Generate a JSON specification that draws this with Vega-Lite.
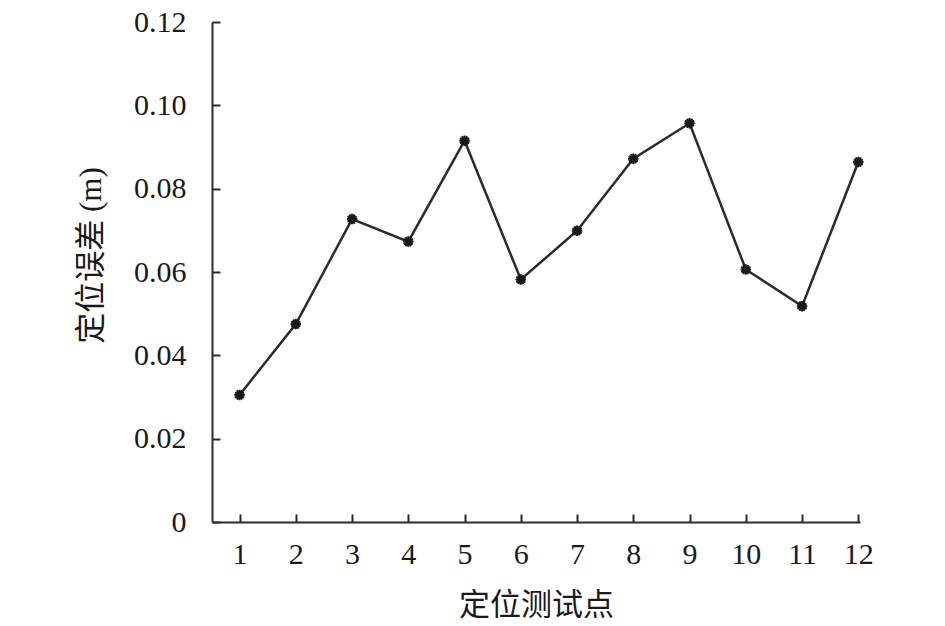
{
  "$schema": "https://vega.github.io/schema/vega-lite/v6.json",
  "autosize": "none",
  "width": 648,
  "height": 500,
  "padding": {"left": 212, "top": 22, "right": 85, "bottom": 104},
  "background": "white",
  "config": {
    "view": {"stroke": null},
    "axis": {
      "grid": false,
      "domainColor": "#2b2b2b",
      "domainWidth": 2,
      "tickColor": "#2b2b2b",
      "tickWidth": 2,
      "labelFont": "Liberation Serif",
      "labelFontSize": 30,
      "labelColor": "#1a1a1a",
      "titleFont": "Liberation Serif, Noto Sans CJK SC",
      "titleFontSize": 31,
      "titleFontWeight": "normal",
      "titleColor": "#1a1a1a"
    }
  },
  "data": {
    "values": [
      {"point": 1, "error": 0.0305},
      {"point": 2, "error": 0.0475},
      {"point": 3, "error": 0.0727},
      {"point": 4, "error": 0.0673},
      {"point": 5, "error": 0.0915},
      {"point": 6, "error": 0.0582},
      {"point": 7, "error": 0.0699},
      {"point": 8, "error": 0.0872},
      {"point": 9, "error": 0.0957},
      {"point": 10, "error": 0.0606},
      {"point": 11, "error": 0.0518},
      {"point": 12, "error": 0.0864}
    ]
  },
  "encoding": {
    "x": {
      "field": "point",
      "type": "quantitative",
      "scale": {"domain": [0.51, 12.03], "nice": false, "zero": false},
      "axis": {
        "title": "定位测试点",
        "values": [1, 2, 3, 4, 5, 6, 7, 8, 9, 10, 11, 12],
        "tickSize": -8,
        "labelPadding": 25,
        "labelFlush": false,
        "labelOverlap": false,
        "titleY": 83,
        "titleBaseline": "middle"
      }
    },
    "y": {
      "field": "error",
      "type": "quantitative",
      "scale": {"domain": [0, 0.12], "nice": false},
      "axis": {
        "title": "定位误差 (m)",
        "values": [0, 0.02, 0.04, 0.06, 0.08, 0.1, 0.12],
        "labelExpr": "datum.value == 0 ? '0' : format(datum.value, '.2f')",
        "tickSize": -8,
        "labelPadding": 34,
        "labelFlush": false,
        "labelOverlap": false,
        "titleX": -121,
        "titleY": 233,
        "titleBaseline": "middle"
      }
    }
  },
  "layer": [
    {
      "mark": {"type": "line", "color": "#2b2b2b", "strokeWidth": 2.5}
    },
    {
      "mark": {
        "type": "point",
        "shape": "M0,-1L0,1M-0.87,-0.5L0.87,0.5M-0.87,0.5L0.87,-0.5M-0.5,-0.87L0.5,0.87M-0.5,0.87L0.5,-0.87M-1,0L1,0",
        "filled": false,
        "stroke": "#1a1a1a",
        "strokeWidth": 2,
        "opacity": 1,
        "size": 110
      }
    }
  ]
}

============

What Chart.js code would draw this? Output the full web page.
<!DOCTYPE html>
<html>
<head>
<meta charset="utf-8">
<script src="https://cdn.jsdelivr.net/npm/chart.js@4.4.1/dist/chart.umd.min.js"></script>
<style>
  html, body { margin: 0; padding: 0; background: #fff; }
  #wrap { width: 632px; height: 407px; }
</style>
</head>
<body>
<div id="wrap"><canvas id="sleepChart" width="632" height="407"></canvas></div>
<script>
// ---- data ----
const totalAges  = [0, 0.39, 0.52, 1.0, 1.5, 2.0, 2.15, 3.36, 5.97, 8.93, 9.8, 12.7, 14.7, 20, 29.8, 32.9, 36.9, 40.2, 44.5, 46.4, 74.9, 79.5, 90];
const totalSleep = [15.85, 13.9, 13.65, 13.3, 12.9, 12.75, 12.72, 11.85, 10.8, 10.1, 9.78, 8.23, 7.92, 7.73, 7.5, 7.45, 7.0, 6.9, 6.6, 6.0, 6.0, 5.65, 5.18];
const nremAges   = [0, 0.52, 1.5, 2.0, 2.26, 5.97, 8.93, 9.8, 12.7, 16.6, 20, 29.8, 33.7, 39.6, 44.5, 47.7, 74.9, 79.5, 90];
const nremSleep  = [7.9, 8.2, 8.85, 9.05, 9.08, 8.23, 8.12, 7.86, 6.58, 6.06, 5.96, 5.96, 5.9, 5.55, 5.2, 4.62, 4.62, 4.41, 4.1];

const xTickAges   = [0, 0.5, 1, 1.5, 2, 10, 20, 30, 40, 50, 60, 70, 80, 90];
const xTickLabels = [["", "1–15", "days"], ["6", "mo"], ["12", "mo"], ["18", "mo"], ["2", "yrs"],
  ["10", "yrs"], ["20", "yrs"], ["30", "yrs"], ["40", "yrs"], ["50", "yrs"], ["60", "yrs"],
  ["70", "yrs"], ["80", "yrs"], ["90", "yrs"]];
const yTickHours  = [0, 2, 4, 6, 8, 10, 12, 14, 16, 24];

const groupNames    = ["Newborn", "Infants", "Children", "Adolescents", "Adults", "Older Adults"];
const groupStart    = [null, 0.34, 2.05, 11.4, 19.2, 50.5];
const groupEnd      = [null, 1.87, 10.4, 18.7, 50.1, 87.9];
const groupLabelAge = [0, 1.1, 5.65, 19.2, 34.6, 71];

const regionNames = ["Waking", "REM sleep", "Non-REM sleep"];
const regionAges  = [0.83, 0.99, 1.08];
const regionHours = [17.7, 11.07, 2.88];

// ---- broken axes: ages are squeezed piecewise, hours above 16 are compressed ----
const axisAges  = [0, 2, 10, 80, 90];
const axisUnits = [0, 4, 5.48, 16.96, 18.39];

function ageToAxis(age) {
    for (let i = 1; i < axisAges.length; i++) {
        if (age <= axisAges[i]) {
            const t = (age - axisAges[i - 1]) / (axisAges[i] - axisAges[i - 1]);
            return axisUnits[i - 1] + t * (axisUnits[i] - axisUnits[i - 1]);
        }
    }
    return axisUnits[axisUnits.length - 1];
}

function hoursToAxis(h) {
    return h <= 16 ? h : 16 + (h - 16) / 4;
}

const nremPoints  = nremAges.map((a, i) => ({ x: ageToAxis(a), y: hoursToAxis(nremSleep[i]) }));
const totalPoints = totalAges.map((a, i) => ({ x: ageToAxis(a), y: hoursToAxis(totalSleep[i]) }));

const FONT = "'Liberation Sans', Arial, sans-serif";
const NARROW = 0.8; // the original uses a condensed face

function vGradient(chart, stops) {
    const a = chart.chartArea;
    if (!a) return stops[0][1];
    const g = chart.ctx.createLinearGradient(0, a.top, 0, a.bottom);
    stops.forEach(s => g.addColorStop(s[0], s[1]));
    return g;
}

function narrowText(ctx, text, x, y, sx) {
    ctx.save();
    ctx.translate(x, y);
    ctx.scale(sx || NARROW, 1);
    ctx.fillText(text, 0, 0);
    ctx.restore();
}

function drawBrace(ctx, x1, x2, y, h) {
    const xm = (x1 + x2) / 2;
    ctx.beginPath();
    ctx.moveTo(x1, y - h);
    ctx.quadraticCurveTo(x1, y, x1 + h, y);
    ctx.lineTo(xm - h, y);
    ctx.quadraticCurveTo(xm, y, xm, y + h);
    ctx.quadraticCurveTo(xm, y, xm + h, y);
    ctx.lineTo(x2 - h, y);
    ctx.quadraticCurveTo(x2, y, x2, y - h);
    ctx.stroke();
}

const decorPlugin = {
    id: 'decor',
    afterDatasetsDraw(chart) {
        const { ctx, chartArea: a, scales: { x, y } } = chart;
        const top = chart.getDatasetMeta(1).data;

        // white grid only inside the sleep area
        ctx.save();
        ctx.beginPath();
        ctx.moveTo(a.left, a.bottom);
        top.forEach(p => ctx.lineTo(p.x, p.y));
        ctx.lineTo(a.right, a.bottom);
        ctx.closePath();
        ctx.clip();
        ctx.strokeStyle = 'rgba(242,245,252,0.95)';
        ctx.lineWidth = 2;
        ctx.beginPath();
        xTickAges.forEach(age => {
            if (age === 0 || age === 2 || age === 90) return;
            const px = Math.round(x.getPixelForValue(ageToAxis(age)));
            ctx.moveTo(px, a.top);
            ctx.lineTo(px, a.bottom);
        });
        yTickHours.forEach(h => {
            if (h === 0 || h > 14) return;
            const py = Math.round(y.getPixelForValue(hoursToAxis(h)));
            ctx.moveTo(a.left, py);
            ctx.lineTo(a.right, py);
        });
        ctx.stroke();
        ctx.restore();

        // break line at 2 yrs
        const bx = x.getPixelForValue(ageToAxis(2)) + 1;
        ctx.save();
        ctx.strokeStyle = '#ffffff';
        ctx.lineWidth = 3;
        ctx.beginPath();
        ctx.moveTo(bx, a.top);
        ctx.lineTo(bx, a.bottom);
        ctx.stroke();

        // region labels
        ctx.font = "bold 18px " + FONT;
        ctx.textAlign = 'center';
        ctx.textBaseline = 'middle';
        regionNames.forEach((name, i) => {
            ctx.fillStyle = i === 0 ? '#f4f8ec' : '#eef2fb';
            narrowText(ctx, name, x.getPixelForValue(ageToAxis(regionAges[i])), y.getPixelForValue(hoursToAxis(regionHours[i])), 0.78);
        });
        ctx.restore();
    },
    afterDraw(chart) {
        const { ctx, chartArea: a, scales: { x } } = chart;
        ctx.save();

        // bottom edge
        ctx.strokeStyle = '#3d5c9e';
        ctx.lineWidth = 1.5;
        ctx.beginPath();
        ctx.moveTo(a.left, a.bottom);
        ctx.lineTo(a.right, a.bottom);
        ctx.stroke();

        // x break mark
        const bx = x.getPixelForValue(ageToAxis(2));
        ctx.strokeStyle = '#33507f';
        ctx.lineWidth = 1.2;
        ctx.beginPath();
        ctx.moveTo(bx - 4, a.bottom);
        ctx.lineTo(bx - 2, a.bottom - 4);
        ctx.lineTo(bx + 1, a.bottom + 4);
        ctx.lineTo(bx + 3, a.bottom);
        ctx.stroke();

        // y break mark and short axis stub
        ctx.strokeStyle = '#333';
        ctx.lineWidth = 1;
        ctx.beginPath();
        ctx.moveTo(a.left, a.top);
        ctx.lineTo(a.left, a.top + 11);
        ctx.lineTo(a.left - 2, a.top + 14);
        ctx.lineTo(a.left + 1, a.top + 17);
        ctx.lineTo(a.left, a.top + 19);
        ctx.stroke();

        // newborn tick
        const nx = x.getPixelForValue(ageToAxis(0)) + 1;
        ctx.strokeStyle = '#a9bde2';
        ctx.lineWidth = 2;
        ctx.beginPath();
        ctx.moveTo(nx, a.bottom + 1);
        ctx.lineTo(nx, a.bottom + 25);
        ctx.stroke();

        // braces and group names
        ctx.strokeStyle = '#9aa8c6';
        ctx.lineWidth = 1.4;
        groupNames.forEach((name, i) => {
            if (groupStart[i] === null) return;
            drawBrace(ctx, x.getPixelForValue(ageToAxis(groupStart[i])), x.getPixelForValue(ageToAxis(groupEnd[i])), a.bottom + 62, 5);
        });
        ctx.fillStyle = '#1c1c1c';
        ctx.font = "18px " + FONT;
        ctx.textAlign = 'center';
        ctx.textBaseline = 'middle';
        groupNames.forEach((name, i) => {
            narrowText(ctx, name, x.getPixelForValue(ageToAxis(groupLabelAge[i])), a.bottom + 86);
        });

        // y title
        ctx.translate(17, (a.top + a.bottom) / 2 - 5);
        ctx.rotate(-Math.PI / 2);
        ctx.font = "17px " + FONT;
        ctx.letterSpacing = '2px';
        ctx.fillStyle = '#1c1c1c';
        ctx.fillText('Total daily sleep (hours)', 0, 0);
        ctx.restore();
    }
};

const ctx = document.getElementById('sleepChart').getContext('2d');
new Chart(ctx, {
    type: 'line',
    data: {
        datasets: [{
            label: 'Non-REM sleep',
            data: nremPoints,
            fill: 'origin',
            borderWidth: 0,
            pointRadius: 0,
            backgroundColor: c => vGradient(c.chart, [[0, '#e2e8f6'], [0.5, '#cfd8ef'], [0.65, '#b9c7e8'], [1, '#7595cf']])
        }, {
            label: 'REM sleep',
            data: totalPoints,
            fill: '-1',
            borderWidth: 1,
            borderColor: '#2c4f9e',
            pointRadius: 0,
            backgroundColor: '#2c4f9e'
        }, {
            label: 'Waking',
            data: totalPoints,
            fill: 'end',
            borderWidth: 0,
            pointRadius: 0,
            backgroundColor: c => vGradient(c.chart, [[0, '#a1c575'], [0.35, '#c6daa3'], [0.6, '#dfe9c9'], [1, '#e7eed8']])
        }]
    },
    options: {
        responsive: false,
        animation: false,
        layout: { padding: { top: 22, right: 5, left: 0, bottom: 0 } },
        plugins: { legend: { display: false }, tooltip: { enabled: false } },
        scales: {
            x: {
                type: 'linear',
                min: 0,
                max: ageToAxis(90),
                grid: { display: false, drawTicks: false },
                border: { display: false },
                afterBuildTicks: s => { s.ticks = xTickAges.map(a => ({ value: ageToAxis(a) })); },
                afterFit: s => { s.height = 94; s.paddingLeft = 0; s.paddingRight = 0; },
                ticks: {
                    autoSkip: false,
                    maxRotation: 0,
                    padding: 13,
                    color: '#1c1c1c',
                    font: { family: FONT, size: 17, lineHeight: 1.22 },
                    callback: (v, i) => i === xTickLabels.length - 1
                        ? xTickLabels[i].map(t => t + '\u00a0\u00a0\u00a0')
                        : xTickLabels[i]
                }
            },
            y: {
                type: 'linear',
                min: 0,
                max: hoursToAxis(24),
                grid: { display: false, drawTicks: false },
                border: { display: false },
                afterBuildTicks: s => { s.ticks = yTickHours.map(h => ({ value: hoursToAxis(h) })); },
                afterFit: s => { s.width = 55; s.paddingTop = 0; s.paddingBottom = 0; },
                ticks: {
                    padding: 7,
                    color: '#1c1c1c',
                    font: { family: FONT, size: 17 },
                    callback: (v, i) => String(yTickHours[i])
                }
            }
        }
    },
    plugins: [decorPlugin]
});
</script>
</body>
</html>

============

Exercise directions:
Only a number is needed: how many lines of the material above contain "this"?

Response to the task:
2